Andrew Jackson Hamilton
Andrew Jackson Hamilton was born in Huntsville, Alabama, on January 28, 1815. He studied law and was admitted to the bar in 1841. Six years later he moved to Fayette County, Texas, and in 1849 became state attorney general. He resided thereafter in Austin. In 1851-53 he served in the legislature and in 1859 was elected to Congress as an uncompromising Unionist, although speaking out for conciliation of the South. When other Texas representatives withdrew, Hamilton remained in his seat, returning to the state in March, 1861, to be again elected to the legislature as an opponent of secession. With the advent of war Hamilton came to be regarded as a traitor and in 1862 fled to Mexico and thence to Washington. Abraham Lincoln promptly appointed him a brigadier general of volunteers to rank from November 14, 1862, and military governor of Texas. Hamilton spent most of the balance of the war in New Orleans. A controversial figure in Washington, Hamilton was characterized by Gideon Welles as a "deceptive, vain, self-conceited partisan." His first appointment as brigadier general was not acted upon by the Senate and expired by law on March 4, 1863. However, Lincoln reappointed him to rank from September 18 and his appointment as governor was ratified by President Andrew Johnson in June, 1865, whereupon he resigned his military commission.
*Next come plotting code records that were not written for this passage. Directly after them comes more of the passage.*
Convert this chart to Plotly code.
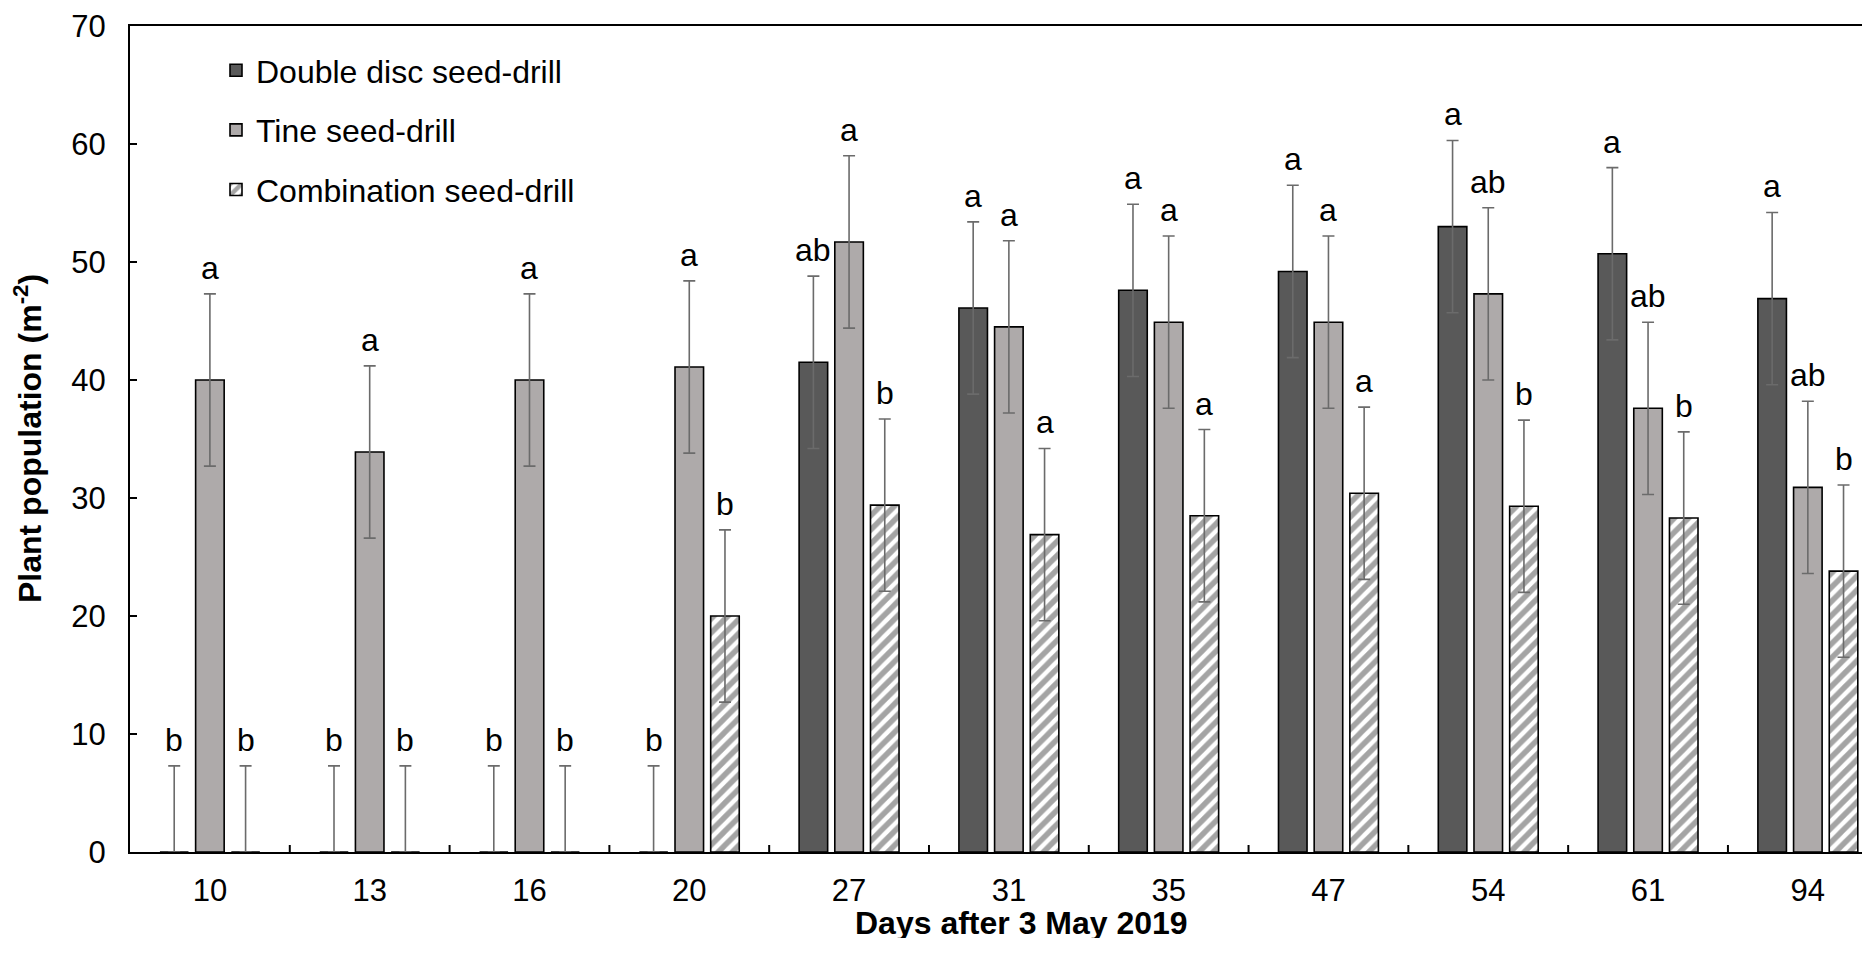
import plotly.graph_objects as go

days = ["10", "13", "16", "20", "27", "31", "35", "47", "54", "61", "94"]
double_disc = [0, 0, 0, 0, 41.5, 46.1, 47.6, 49.2, 53.0, 50.7, 46.9]
tine = [40.0, 33.9, 40.0, 41.1, 51.7, 44.5, 44.9, 44.9, 47.3, 37.6, 30.9]
combination = [0, 0, 0, 20.0, 29.4, 26.9, 28.5, 30.4, 29.3, 28.3, 23.8]
err_double = [7.3, 7.3, 7.3, 7.3, 7.3, 7.3, 7.3, 7.3, 7.3, 7.3, 7.3]
err_tine = [7.3, 7.3, 7.3, 7.3, 7.3, 7.3, 7.3, 7.3, 7.3, 7.3, 7.3]
err_comb = [7.3, 7.3, 7.3, 7.3, 7.3, 7.3, 7.3, 7.3, 7.3, 7.3, 7.3]
letters_double = ["b", "b", "b", "b", "ab", "a", "a", "a", "a", "a", "a"]
letters_tine = ["a", "a", "a", "a", "a", "a", "a", "a", "ab", "ab", "ab"]
letters_comb = ["b", "b", "b", "b", "b", "a", "a", "a", "b", "b", "b"]
names = ["Double disc seed-drill", "Tine seed-drill", "Combination seed-drill"]

FONT = "Liberation Sans, Arial, sans-serif"
BARGAP = 0.33
BARGROUPGAP = 0.2
ERRC = "#6b6b6b"

# page body has an 8px margin; figure sized so it fits the 1870x972 window
OFF = 8
W, H = 1870 - OFF, 972 - OFF
PLOT_L, PLOT_T, PLOT_B = 130, 26, 852      # target viewport pixels of plot area
L = PLOT_L - OFF
T = PLOT_T - OFF
B = H - (PLOT_B - OFF)
R = 0
PW = W - L - R
PH = H - T - B


def paper_x(px):
    return (px - PLOT_L) / PW


def paper_y(py):
    return 1 - (py - PLOT_T) / PH


fig = go.Figure()

series = [
    (double_disc, err_double, letters_double, dict(color="#595959")),
    (tine, err_tine, letters_tine, dict(color="#AEAAAA")),
    (combination, err_comb, letters_comb,
     dict(color="white", pattern=dict(shape="/", fgcolor="#4a4a4a", bgcolor="white",
                                      size=10, solidity=0.55))),
]

for k, (vals, errs, lets, mk) in enumerate(series):
    marker = dict(mk)
    marker["line"] = dict(color="black", width=1.6)
    fig.add_trace(go.Bar(
        x=days, y=vals, name=names[k], marker=marker,
        legendgroup=f"g{k}",
        error_y=dict(type="data", array=errs,
                     arrayminus=[min(e, v) for e, v in zip(errs, vals)],
                     symmetric=False, color=ERRC, thickness=1.6, width=6),
    ))

slot = (1 - BARGAP) / 3
annotations = []
for k, (vals, errs, lets, mk) in enumerate(series):
    for i, (v, e, t) in enumerate(zip(vals, errs, lets)):
        annotations.append(dict(
            x=i + (k - 1) * slot, y=v + e, xref="x", yref="y", text=t,
            showarrow=False, xanchor="center", yanchor="middle", yshift=26,
            font=dict(family=FONT, size=32, color="black"),
        ))

annotations.append(dict(
    x=paper_x(1021), y=paper_y(923), xref="paper", yref="paper",
    text="<b>Days after 3 May 2019</b>", xanchor="center", yanchor="middle",
    height=30, showarrow=False, font=dict(family=FONT, size=32, color="black"),
))
annotations.append(dict(
    x=paper_x(28), y=paper_y(439), xref="paper", yref="paper",
    text="<b>Plant population (m<sup>-2</sup>)</b>", xanchor="center", yanchor="middle",
    showarrow=False, textangle=-90, font=dict(family=FONT, size=32, color="black"),
))

fig.update_layout(
    width=W, height=H,
    margin=dict(l=L, r=R, t=T, b=B, autoexpand=False),
    paper_bgcolor="white", plot_bgcolor="white",
    barmode="group", bargap=BARGAP, bargroupgap=BARGROUPGAP,
    font=dict(family=FONT, size=31, color="black"),
    showlegend=True,
    legend=dict(x=paper_x(216), y=paper_y(43), xanchor="left", yanchor="top",
                bgcolor="rgba(0,0,0,0)", borderwidth=0,
                font=dict(family=FONT, size=32, color="black"),
                traceorder="grouped", tracegroupgap=15),
    annotations=annotations,
    xaxis=dict(type="category", range=[-0.5, 10.389], showgrid=False,
               showline=True, linecolor="black", linewidth=2, mirror=True,
               ticks="", tickfont=dict(family=FONT, size=31, color="black"),
               ticklabelstandoff=10, zeroline=False),
    yaxis=dict(range=[0, 70], dtick=10, showgrid=False, zeroline=False,
               showline=True, linecolor="black", linewidth=2,
               ticks="inside", ticklen=7, tickwidth=2, tickcolor="black",
               tickfont=dict(family=FONT, size=31, color="black"),
               ticklabelstandoff=16),
)

# category divider ticks on x axis (inside, between groups)
for i in range(len(days) - 1):
    fig.add_shape(type="line", xref="x", yref="y domain",
                  x0=i + 0.5, x1=i + 0.5, y0=0, y1=0.0085,
                  line=dict(color="black", width=2))

fig.write_html("out.html")
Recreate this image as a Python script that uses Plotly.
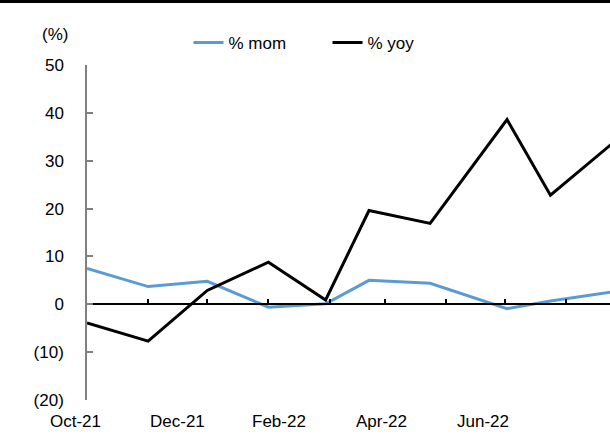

The fourteen months of his provisional administration were characterized by tact, courage, efficiency, and moderation and in August, 1866, he was succeeded by a regularly elected set of officials. He then ascended the state supreme court bench, where his decisions reflected a conservative view; in 1868 he opposed the Reconstruction measure calling for disfranchisement of the Southern whites. This resulted in the conservatives' nominating him for governor in 1869, a race he lost. Hamilton's last appearance in the political arena came in 1873 when he sought to challenge the election of the Democrats, who had redeemed the state from the carpetbaggers, in the courts. Two years later, he died in Austin on April 11, 1875, and was buried in Oakwood Cemetery.
Reference: Generals in Blue. Lives of the Union Commanders by Ezra J. Warner. Louisiana State University Press. Baton Rouge.